Content-Transfer-Encoding: 7bit
Errors-To: kvmarm-bounces@lists.cs.columbia.edu
Sender: kvmarm-bounces@lists.cs.columbia.edu

On Thu, 11 Mar 2021 14:28:17 +0000,
Keqian Zhu <zhukeqian1@huawei.com> wrote:
> 
> Hi Marc,
> 
> On 2021/3/11 16:43, Marc Zyngier wrote:
> > Digging this patch back from my Inbox...
> Yeah, thanks ;-)
> 
> > 
> > On Fri, 22 Jan 2021 08:36:50 +0000,
> > Keqian Zhu <zhukeqian1@huawei.com> wrote:
> >>
> >> The MMIO region of a device maybe huge (GB level), try to use block
> >> mapping in stage2 to speedup both map and unmap.
> >>
> >> Especially for unmap, it performs TLBI right after each invalidation
> >> of PTE. If all mapping is of PAGE_SIZE, it takes much time to handle
> >> GB level range.
> >>
> >> Signed-off-by: Keqian Zhu <zhukeqian1@huawei.com>
> >> ---
> >>  arch/arm64/include/asm/kvm_pgtable.h | 11 +++++++++++
> >>  arch/arm64/kvm/hyp/pgtable.c         | 15 +++++++++++++++
> >>  arch/arm64/kvm/mmu.c                 | 12 ++++++++----
> >>  3 files changed, 34 insertions(+), 4 deletions(-)
> >>
> >> diff --git a/arch/arm64/include/asm/kvm_pgtable.h b/arch/arm64/include/asm/kvm_pgtable.h
> >> index 52ab38db04c7..2266ac45f10c 100644
> >> --- a/arch/arm64/include/asm/kvm_pgtable.h
> >> +++ b/arch/arm64/include/asm/kvm_pgtable.h
> >> @@ -82,6 +82,17 @@ struct kvm_pgtable_walker {
> >>  	const enum kvm_pgtable_walk_flags	flags;
> >>  };
> >>  
> >> +/**
> >> + * kvm_supported_pgsize() - Get the max supported page size of a mapping.

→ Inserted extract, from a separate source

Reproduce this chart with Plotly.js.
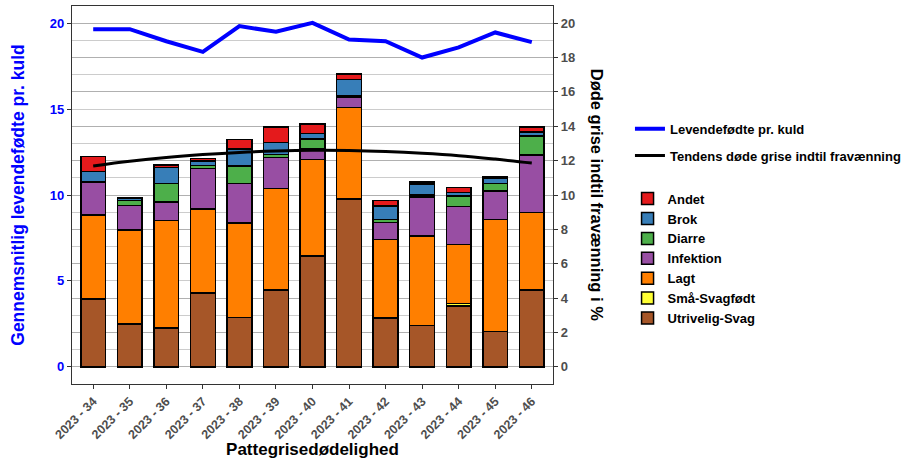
<!DOCTYPE html>
<html><head><meta charset="utf-8">
<script src="https://cdn.plot.ly/plotly-3.0.1.min.js"></script>
<style>body{margin:0;padding:0;background:#fff}#c{width:912px;height:459px}</style>
</head><body><div id="c"></div>
<script>
const weeks = ["2023 - 34","2023 - 35","2023 - 36","2023 - 37","2023 - 38","2023 - 39","2023 - 40","2023 - 41","2023 - 42","2023 - 43","2023 - 44","2023 - 45","2023 - 46"];
const utriveligSvag = [3.94,2.50,2.25,4.30,2.87,4.48,6.45,9.77,2.85,2.40,3.55,2.05,4.48];
const smaaSvagfoedt = [0,0,0,0,0,0,0,0,0,0,0.15,0,0];
const lagt = [4.90,5.47,6.28,4.89,5.50,5.89,5.62,5.31,4.55,5.22,3.41,6.51,4.49];
const infektion = [1.91,1.41,1.06,2.36,2.31,1.80,0.60,0.60,0.99,2.26,2.21,1.67,3.37];
const diarre = [0,0.29,1.09,0.17,1.01,0.19,0.59,0.08,0.19,0.12,0.62,0.43,1.09];
const brok = [0.63,0.12,0.93,0.26,1.00,0.70,0.33,0.97,0.78,0.64,0.22,0.34,0.23];
const andet = [0.87,0.07,0.13,0.15,0.53,0.89,0.54,0.30,0.31,0.13,0.29,0.05,0.31];
const levendefoedte = [19.65,19.65,18.95,18.33,19.83,19.50,20.02,19.05,18.95,18.00,18.59,19.46,18.90];
const tendens = [11.69,11.96,12.18,12.35,12.48,12.56,12.60,12.59,12.53,12.43,12.29,12.09,11.86];

const stackNames = ["Utrivelig-Svag","Små-Svagfødt","Lagt","Infektion","Diarre","Brok","Andet"];
const stackData = [utriveligSvag,smaaSvagfoedt,lagt,infektion,diarre,brok,andet];
const stackColors = ["#A65628","#FFFF33","#FF7F00","#984EA3","#4DAF4A","#377EB8","#E41A1C"];

const traces = [];
stackNames.forEach((n,i)=>{
  traces.push({type:'bar', name:n, x:weeks, y:stackData[i], yaxis:'y2', legend:'legend2',
    width:0.68, marker:{color:stackColors[i], line:{color:'#000', width:1.5}}});
});
traces.push({type:'scatter', mode:'lines', name:'Levendefødte pr. kuld', x:weeks, y:levendefoedte,
  yaxis:'y', line:{color:'#0000FF', width:4}, legend:'legend', legendgroup:'a'});
traces.push({type:'scatter', mode:'lines', name:'Tendens døde grise indtil fravænning', x:weeks, y:tendens,
  yaxis:'y2', line:{color:'#000', width:3, shape:'spline'}, legend:'legend', legendgroup:'b'});

const F = "Liberation Sans, Arial, sans-serif";
const layout = {
  width:912, height:459,
  margin:{l:72, r:353, t:6, b:75},
  paper_bgcolor:'#fff', plot_bgcolor:'#fff',
  font:{family:F},
  barmode:'stack',
  showlegend:true,
  xaxis:{type:'category', range:[-0.58,12.58], tickangle:-45,
    tickfont:{family:F, size:12.5, color:'#4d4d4d', weight:'bold'},
    ticks:'outside', ticklen:4, tickcolor:'#333',
    showline:true, linecolor:'#333', linewidth:1.2, mirror:true, showgrid:false,
    title:{text:'<b>Pattegrisedødelighed</b>', font:{family:F, size:17, color:'#000'}, standoff:0}},
  yaxis:{range:[-1,21], tickvals:[0,5,10,15,20], showgrid:false, zeroline:false,
    tickfont:{family:F, size:13, color:'#0000FF', weight:'bold'},
    ticks:'outside', ticklen:4, tickcolor:'#333',
    showline:true, linecolor:'#333', linewidth:1.2,
    title:{text:'<b>Gennemsnitlig levendefødte pr. kuld</b>', font:{family:F, size:17.5, color:'#0000FF'}, standoff:20}},
  yaxis2:{range:[-1,21], overlaying:'y', side:'right', tickvals:[0,2,4,6,8,10,12,14,16,18,20],
    showgrid:true, gridcolor:'#b0b0b0', gridwidth:1, zeroline:false,
    minor:{dtick:1, tick0:0, showgrid:true, gridcolor:'#cccccc', gridwidth:1, ticks:''},
    tickfont:{family:F, size:13, color:'#4d4d4d', weight:'bold'},
    ticks:'outside', ticklen:4, tickcolor:'#333',
    showline:true, linecolor:'#333', linewidth:1.2},
  legend:{x:1.16, y:0.715, xanchor:'left', yanchor:'top', traceorder:'grouped',
    font:{family:F, size:13, color:'#000', weight:'bold'}, bgcolor:'rgba(0,0,0,0)', tracegroupgap:7, itemwidth:30},
  legend2:{x:1.155, y:0.53, xanchor:'left', yanchor:'top', traceorder:'reversed',
    font:{family:F, size:13, color:'#000', weight:'bold'}, bgcolor:'rgba(0,0,0,0)', tracegroupgap:0, itemwidth:30},
  annotations:[{xref:'paper', yref:'paper', x:1.092, y:0.5, xanchor:'center', yanchor:'middle', textangle:90, showarrow:false,
    text:'<b>Døde grise indtil fravænning i %</b>', font:{family:F, size:16.5, color:'#000'}}]
};
Plotly.newPlot('c', traces, layout, {displayModeBar:false, staticPlot:true});
</script></body></html>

> >> + * @pgt:	Initialised page-table structure.
> >> + * @addr:	Virtual address at which to place the mapping.
> >> + * @end:	End virtual address of the mapping.
> >> + * @phys:	Physical address of the memory to map.
> >> + *
> >> + * The smallest return value is PAGE_SIZE.
> >> + */
> >> +u64 kvm_supported_pgsize(struct kvm_pgtable *pgt, u64 addr, u64 end, u64 phys);
> >> +
> >>  /**
> >>   * kvm_pgtable_hyp_init() - Initialise a hypervisor stage-1 page-table.
> >>   * @pgt:	Uninitialised page-table structure to initialise.
> >> diff --git a/arch/arm64/kvm/hyp/pgtable.c b/arch/arm64/kvm/hyp/pgtable.c
> >> index bdf8e55ed308..ab11609b9b13 100644
> >> --- a/arch/arm64/kvm/hyp/pgtable.c
> >> +++ b/arch/arm64/kvm/hyp/pgtable.c
> >> @@ -81,6 +81,21 @@ static bool kvm_block_mapping_supported(u64 addr, u64 end, u64 phys, u32 level)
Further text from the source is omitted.